Do this: Set aside the pictures and output only the lines from the one containing "Reproduce this chart with matplotlib." up to and including the one containing "from matplotlib.ticker import".

Material for this task:
-------
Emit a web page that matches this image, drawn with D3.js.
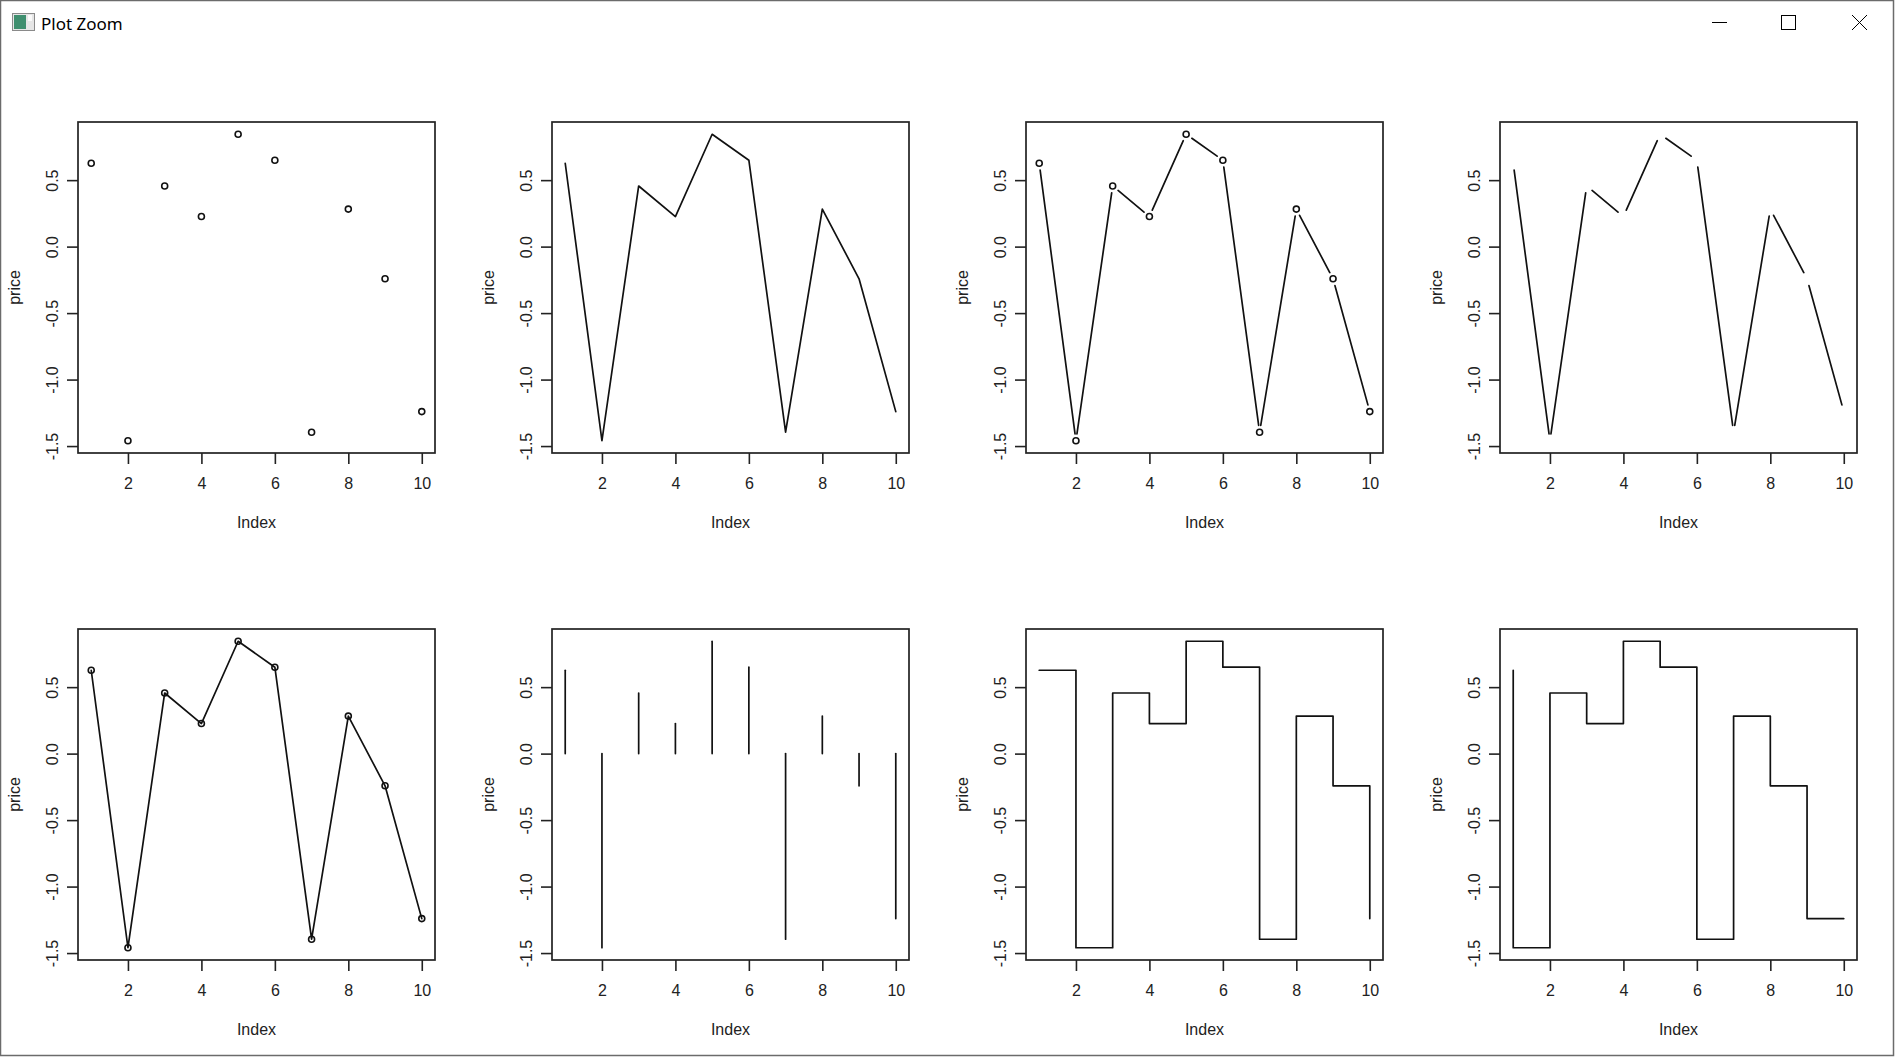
<!DOCTYPE html>
<html>
<head>
<meta charset="utf-8">
<title>Plot Zoom</title>
<style>
  body { margin: 0; background: #fff; }
  svg text { font-family: "Liberation Sans", Arial, sans-serif; }
  .tick line { stroke: #222; stroke-width: 1.6px; }
  .tick text { font-size: 16px; fill: #222; }
  .axis .domain { stroke: none; }
  .frame { fill: none; stroke: #222; stroke-width: 1.7px; }
  .line { fill: none; stroke: #111; stroke-width: 1.7px; stroke-linecap: round; stroke-linejoin: round; }
  .pt { fill: none; stroke: #111; stroke-width: 1.6px; }
  .lab { font-size: 16px; fill: #222; }
</style>
</head>
<body>
<svg width="1895" height="1057"></svg>
<script src="https://d3js.org/d3.v7.min.js"></script>
<script>

// price values, index 1..10
var index = [1, 2, 3, 4, 5, 6, 7, 8, 9, 10];
var price = [0.627, -1.46, 0.456, 0.226, 0.845, 0.65, -1.396, 0.282, -0.242, -1.241];

// plot types, one per panel (R style)
var types = ["p", "l", "b", "c", "o", "h", "s", "S"];

var xTicks = [2, 4, 6, 8, 10];
var yTicks = [-1.5, -1.0, -0.5, 0.0, 0.5];
var yTickLabels = ["-1.5", "-1.0", "-0.5", "0.0", "0.5"];

var svg = d3.select("svg");

// window chrome
svg.append("rect").attr("x", 0.5).attr("y", 0.5).attr("width", 1893).attr("height", 1055)
  .attr("fill", "#fff").attr("stroke", "#6b6b6b").attr("stroke-width", 1.5);
var icon = svg.append("g");
icon.append("rect").attr("x", 12.5).attr("y", 13.5).attr("width", 22).attr("height", 17)
  .attr("fill", "#e6e6e6").attr("stroke", "#8a8a8a");
icon.append("rect").attr("x", 14).attr("y", 15).attr("width", 12).attr("height", 14).attr("fill", "#3f8f6f");
icon.append("rect").attr("x", 28).attr("y", 15).attr("width", 4).attr("height", 6).attr("fill", "#fafafa");
svg.append("text").attr("x", 41).attr("y", 30).style("font-family", "'Noto Sans', 'Open Sans', sans-serif")
  .style("font-size", "17px").attr("fill", "#000").text("Plot Zoom");
svg.append("line").attr("x1", 1712).attr("x2", 1727).attr("y1", 22.5).attr("y2", 22.5).attr("stroke", "#000");
svg.append("rect").attr("x", 1781.5).attr("y", 15.5).attr("width", 14).attr("height", 14)
  .attr("fill", "none").attr("stroke", "#000");
svg.append("path").attr("d", "M1852,15L1867,30M1867,15L1852,30").attr("stroke", "#000").attr("fill", "none");

// panel layout
var colX = [78, 552, 1026, 1500],
    rowY = [122, 629],
    pw = 357, ph = 331;

function pad(ext) {
  var d = (ext[1] - ext[0]) * 0.04;
  return [ext[0] - d, ext[1] + d];
}

var x = d3.scaleLinear().domain(pad(d3.extent(index))).range([0, pw]);
var y = d3.scaleLinear().domain(pad(d3.extent(price))).range([ph, 0]);

var data = index.map(function(d, i) { return {i: d, v: price[i]}; });

// line with gaps around the points (type b / c)
function gapped(g, gap) {
  for (var k = 0; k < data.length - 1; k++) {
    var x0 = x(data[k].i), y0 = y(data[k].v), x1 = x(data[k + 1].i), y1 = y(data[k + 1].v);
    var len = Math.hypot(x1 - x0, y1 - y0);
    if (len <= 2 * gap) continue;
    var ux = (x1 - x0) / len, uy = (y1 - y0) / len;
    g.append("line").attr("class", "line")
      .attr("x1", x0 + ux * gap).attr("y1", y0 + uy * gap)
      .attr("x2", x1 - ux * gap).attr("y2", y1 - uy * gap);
  }
}

function points(g) {
  g.selectAll("circle").data(data).enter().append("circle")
    .attr("class", "pt")
    .attr("cx", function(d) { return x(d.i); })
    .attr("cy", function(d) { return y(d.v); })
    .attr("r", 3);
}

function linePath(g, curve) {
  g.append("path").datum(data).attr("class", "line")
    .attr("d", d3.line().x(function(d) { return x(d.i); }).y(function(d) { return y(d.v); }).curve(curve));
}

types.forEach(function(t, n) {
  var g = svg.append("g")
    .attr("transform", "translate(" + colX[n % 4] + "," + rowY[Math.floor(n / 4)] + ")");

  // axes
  g.append("g").attr("class", "axis")
    .attr("transform", "translate(0," + ph + ")")
    .call(d3.axisBottom(x).tickValues(xTicks).tickSize(11).tickSizeOuter(0))
    .selectAll("text").attr("y", 36).attr("dy", 0);

  g.append("g").attr("class", "axis")
    .call(d3.axisLeft(y).tickValues(yTicks).tickSize(11).tickSizeOuter(0)
      .tickFormat(function(d, i) { return yTickLabels[i]; }))
    .selectAll("text")
      .attr("x", 0).attr("dy", 0)
      .attr("text-anchor", "middle")
      .attr("transform", "translate(-20,0) rotate(-90)");

  g.append("text").attr("class", "lab")
    .attr("x", pw / 2).attr("y", ph + 75)
    .attr("text-anchor", "middle").text("Index");
  g.append("text").attr("class", "lab")
    .attr("transform", "translate(-58," + (ph / 2) + ") rotate(-90)")
    .attr("text-anchor", "middle").text("price");

  // marks
  if (t === "p") {
    points(g);
  } else if (t === "l") {
    linePath(g, d3.curveLinear);
  } else if (t === "b") {
    gapped(g, 7);
    points(g);
  } else if (t === "c") {
    gapped(g, 7);
  } else if (t === "o") {
    linePath(g, d3.curveLinear);
    points(g);
  } else if (t === "h") {
    g.selectAll(".hline").data(data).enter().append("line")
      .attr("class", "line")
      .attr("x1", function(d) { return x(d.i); })
      .attr("x2", function(d) { return x(d.i); })
      .attr("y1", y(0))
      .attr("y2", function(d) { return y(d.v); });
  } else if (t === "s") {
    linePath(g, d3.curveStepAfter);
  } else if (t === "S") {
    linePath(g, d3.curveStepBefore);
  }

  g.append("rect").attr("class", "frame").attr("width", pw).attr("height", ph);
});

</script>
</body>
</html>
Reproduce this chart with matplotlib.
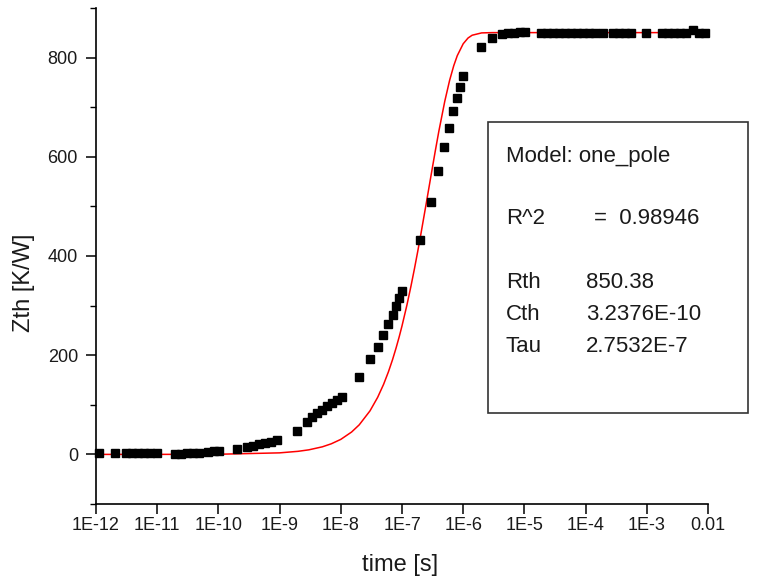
import numpy as np
import matplotlib
matplotlib.use("Agg")
import matplotlib.pyplot as plt
from matplotlib.patches import Rectangle
from matplotlib.ticker import FixedLocator, LogLocator, NullFormatter

# measured data: log10(time) and Zth
log_t = [-11.95, -11.69, -11.51, -11.41, -11.31, -11.22, -11.12, -11.0,
         -10.71, -10.61, -10.51, -10.42, -10.32, -10.17, -10.07, -9.99,
         -9.70, -9.53, -9.43, -9.34, -9.24, -9.14, -9.04,
         -8.72, -8.55, -8.47, -8.39, -8.31, -8.23, -8.14, -8.06, -7.98,
         -7.70, -7.52, -7.39, -7.31, -7.23, -7.15, -7.10, -7.05, -7.00,
         -6.71, -6.53, -6.41, -6.31, -6.23, -6.17, -6.10, -6.05, -6.00,
         -5.71, -5.53, -5.37, -5.27, -5.17, -5.07, -4.99,
         -4.73, -4.63, -4.53, -4.43, -4.34, -4.24, -4.14, -4.04, -3.94, -3.85, -3.72,
         -3.55, -3.45, -3.36, -3.26, -3.01,
         -2.75, -2.65, -2.56, -2.46, -2.36, -2.25, -2.15, -2.05]
zth = [2, 2, 2, 2, 2, 2, 2, 2,
       1, 1, 2, 2, 3, 5, 6, 6,
       11, 15, 17, 20, 23, 26, 30,
       48, 65, 75, 83, 90, 97, 104, 110, 116,
       156, 192, 216, 240, 262, 281, 299, 315, 330,
       432, 508, 572, 620, 659, 693, 719, 741, 762,
       822, 840, 848, 850, 850, 851, 851,
       850, 850, 850, 850, 850, 850, 850, 850, 850, 850, 850,
       850, 850, 850, 850, 850,
       850, 850, 850, 850, 850, 856, 850, 850]

# one_pole model curve
fit_t = [1e-12, 1e-11, 1e-10, 1e-9, 2e-9, 3e-9, 5e-9, 7e-9, 1e-8, 1.5e-8, 2e-8,
         3e-8, 4e-8, 5e-8, 6e-8, 7e-8, 8e-8, 9e-8, 1e-7, 1.2e-7, 1.4e-7, 1.6e-7,
         1.8e-7, 2e-7, 2.5e-7, 3e-7, 3.5e-7, 4e-7, 5e-7, 6e-7, 7e-7, 8e-7, 1e-6,
         1.2e-6, 1.4e-6, 2e-6, 3e-6, 1e-2]
fit_z = [0, 0.03, 0.31, 3.1, 6.2, 9.2, 15.3, 21.4, 30.3, 45.1, 59.6,
         87.8, 115.0, 141.2, 166.5, 190.9, 214.5, 237.1, 259.0, 300.4, 339.0, 374.8,
         408.1, 439.0, 507.4, 564.3, 611.9, 651.5, 712.0, 754.2, 783.5, 803.9, 827.9,
         839.5, 845.1, 849.8, 850.37, 850.38]

xtick_vals = [1e-12, 1e-11, 1e-10, 1e-9, 1e-8, 1e-7, 1e-6, 1e-5, 1e-4, 1e-3, 1e-2]
xtick_labels = ["1E-12", "1E-11", "1E-10", "1E-9", "1E-8", "1E-7", "1E-6",
                "1E-5", "1E-4", "1E-3", "0.01"]
ytick_vals = [0, 200, 400, 600, 800]

box_lines = [("Model: one_pole", ""), ("R^2", "=  0.98946"),
             ("Rth", "850.38"), ("Cth", "3.2376E-10"), ("Tau", "2.7532E-7")]

plt.rcParams['font.family'] = ['Liberation Sans', 'DejaVu Sans']
txtc = '#1a1a1a'

fig = plt.figure(figsize=(7.61, 5.82), dpi=100)
W, H = 761, 582
ax = fig.add_axes([96 / W, 1 - 504 / H, (708 - 96) / W, (504 - 8) / H])

t = 10 ** np.array(log_t)
ax.plot(fit_t, fit_z, color='#ff0000', lw=1.1, zorder=2)
ax.plot(t, zth, ls='none', marker='s', ms=6.2, color='black', zorder=3, clip_on=False)

ax.set_xscale('log')
ax.set_xlim(1e-12, 1e-2)
ax.set_ylim(-100, 900)

ax.set_xticks(xtick_vals)
ax.set_xticklabels(xtick_labels)
ax.xaxis.set_minor_locator(LogLocator(base=10, subs=np.arange(2, 10)))
ax.xaxis.set_minor_formatter(NullFormatter())
ax.set_yticks(ytick_vals)
ax.yaxis.set_minor_locator(FixedLocator([-100, 100, 300, 500, 700, 900]))

for s in ['top', 'right']:
    ax.spines[s].set_visible(False)
for s in ['left', 'bottom']:
    ax.spines[s].set_linewidth(1.2)
    ax.spines[s].set_color('black')

ax.tick_params(axis='both', which='major', direction='out', length=7, width=1.1,
               labelsize=13, colors='black', labelcolor=txtc)
ax.tick_params(axis='both', which='minor', direction='out', length=4.5, width=1.0)
ax.tick_params(axis='x', which='major', pad=2)
ax.tick_params(axis='y', which='major', pad=6)

ax.set_xlabel('time [s]', fontsize=17, color=txtc)
ax.set_ylabel('Zth [K/W]', fontsize=17, color=txtc)
ax.xaxis.set_label_coords(0.497, -0.123)
ax.yaxis.set_label_coords(-0.118, 0.446)
ax.xaxis.label.set_va('center')
ax.yaxis.label.set_va('center')

# parameter box
rect = Rectangle((488 / W, 1 - 413 / H), (748 - 488) / W, (413 - 122) / H,
                 transform=fig.transFigure, fill=False, edgecolor='#333333', lw=1.2)
fig.patches.append(rect)
ys = [157, 218, 283, 315, 347]
for (a, b), y in zip(box_lines, ys):
    fig.text(506 / W, 1 - y / H, a, fontsize=16, color=txtc, va='center', ha='left')
    if b:
        xb = 594 if b.startswith('=') else 586
        fig.text(xb / W, 1 - y / H, b, fontsize=16, color=txtc, va='center', ha='left')

fig.savefig('out.png', dpi=100)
-------
Output:
Reproduce this chart with matplotlib.
import numpy as np
import matplotlib
matplotlib.use("Agg")
import matplotlib.pyplot as plt
from matplotlib.patches import Rectangle
from matplotlib.ticker import FixedLocator, LogLocator, NullFormatter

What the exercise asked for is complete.